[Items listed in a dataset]

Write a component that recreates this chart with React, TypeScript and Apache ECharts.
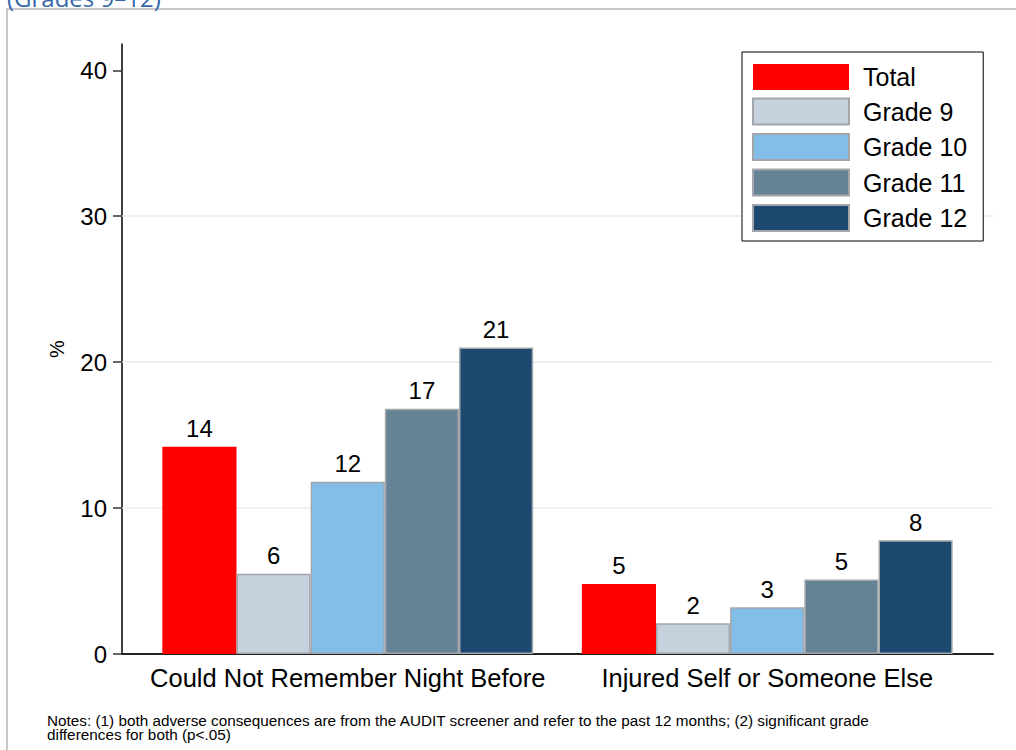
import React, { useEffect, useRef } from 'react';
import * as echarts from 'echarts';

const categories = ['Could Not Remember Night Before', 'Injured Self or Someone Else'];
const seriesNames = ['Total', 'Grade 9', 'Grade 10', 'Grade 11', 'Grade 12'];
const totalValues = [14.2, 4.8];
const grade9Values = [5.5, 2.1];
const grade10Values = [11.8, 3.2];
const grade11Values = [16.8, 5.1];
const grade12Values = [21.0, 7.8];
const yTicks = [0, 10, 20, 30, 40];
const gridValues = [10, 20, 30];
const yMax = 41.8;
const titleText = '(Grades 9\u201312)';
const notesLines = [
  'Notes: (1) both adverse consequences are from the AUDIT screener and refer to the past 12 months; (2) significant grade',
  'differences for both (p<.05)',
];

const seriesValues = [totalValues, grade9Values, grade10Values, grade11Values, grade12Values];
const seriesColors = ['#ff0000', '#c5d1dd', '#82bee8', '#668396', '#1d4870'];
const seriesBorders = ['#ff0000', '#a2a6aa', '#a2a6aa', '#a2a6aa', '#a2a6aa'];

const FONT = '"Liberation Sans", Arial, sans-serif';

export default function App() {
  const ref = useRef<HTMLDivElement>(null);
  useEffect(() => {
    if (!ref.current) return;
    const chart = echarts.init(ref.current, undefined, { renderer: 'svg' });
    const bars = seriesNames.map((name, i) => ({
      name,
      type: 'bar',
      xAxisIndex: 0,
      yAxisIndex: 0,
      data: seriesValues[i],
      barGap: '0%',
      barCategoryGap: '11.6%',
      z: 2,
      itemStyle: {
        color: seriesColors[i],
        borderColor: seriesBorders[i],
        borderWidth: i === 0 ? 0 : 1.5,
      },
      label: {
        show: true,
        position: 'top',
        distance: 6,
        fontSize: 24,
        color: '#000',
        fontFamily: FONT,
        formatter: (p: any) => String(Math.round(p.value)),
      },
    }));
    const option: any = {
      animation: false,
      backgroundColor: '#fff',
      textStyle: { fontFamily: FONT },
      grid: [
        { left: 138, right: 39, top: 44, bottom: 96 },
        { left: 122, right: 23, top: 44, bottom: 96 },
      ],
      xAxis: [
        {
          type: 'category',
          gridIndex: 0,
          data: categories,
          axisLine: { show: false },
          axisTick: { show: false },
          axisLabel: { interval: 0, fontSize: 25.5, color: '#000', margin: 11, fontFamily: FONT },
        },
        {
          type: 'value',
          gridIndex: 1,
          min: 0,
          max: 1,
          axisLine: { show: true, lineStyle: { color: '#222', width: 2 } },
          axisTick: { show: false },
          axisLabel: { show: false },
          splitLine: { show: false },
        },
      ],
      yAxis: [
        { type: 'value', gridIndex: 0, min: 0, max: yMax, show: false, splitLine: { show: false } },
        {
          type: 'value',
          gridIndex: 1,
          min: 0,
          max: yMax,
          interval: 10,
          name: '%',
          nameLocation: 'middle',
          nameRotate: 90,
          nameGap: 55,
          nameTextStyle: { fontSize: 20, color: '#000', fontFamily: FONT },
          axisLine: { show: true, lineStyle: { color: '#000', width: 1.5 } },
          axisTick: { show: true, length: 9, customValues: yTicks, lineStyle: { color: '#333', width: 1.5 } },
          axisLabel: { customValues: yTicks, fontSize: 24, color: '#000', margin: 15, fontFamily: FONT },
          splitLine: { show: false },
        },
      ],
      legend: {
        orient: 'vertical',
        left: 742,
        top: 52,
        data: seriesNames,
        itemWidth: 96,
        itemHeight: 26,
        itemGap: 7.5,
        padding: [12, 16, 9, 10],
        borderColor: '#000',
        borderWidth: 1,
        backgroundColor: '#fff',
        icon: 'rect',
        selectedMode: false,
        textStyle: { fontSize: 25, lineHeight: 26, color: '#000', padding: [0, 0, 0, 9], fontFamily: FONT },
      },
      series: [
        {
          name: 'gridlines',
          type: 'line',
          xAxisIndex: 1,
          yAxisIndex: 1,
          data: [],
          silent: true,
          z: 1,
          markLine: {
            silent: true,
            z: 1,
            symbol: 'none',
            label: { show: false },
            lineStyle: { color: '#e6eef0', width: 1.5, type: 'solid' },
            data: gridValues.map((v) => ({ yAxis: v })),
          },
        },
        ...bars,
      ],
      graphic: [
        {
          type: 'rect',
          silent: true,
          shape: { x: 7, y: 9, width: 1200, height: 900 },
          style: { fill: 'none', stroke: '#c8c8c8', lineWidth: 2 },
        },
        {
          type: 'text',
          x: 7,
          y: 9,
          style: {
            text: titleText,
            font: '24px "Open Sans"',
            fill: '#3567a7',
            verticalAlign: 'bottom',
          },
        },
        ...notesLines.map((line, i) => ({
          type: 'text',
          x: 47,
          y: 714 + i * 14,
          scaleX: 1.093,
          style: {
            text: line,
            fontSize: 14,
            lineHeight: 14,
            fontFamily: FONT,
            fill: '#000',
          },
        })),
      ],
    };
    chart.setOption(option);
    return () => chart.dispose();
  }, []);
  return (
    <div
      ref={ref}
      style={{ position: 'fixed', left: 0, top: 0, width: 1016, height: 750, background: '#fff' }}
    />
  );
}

---

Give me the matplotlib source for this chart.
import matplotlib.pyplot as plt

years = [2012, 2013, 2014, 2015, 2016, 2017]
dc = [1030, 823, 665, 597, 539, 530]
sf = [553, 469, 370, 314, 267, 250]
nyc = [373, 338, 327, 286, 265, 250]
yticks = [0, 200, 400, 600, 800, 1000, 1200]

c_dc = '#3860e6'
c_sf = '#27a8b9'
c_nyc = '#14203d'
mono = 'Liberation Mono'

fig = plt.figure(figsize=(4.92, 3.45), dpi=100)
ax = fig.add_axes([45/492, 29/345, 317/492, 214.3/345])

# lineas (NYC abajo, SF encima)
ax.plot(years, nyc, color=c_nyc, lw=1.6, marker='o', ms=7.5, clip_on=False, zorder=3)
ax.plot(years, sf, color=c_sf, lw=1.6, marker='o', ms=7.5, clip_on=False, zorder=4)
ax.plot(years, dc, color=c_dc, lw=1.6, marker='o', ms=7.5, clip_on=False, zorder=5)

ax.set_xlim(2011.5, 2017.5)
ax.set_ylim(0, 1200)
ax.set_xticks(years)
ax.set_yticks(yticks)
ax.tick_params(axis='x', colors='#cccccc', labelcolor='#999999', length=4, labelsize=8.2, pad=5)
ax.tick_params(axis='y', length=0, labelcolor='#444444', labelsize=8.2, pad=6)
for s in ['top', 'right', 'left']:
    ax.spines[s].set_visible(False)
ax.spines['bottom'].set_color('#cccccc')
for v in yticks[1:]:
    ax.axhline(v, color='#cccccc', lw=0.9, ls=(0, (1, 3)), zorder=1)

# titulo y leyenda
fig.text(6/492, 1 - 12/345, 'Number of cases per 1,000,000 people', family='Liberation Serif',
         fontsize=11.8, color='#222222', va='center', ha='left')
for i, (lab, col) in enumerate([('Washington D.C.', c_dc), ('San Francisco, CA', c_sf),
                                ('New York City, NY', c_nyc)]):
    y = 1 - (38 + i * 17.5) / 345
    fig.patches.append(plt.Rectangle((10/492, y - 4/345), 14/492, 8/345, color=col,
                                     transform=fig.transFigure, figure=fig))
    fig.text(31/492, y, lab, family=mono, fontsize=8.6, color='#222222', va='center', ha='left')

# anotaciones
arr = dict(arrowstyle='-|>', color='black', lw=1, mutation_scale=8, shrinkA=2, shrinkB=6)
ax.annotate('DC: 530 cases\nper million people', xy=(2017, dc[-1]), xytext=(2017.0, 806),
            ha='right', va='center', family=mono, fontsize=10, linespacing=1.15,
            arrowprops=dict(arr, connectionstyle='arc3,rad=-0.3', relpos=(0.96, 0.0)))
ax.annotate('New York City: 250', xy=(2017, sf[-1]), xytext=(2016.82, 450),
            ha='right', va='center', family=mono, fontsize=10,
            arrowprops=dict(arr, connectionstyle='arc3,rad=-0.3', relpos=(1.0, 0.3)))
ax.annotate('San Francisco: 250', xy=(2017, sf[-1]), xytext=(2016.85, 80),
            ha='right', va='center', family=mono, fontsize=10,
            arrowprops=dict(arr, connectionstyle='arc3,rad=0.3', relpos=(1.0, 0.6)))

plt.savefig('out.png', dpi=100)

Exercise requirements: Read the data above and count the lines that include "React". Answer only with the count.

Correct response: 2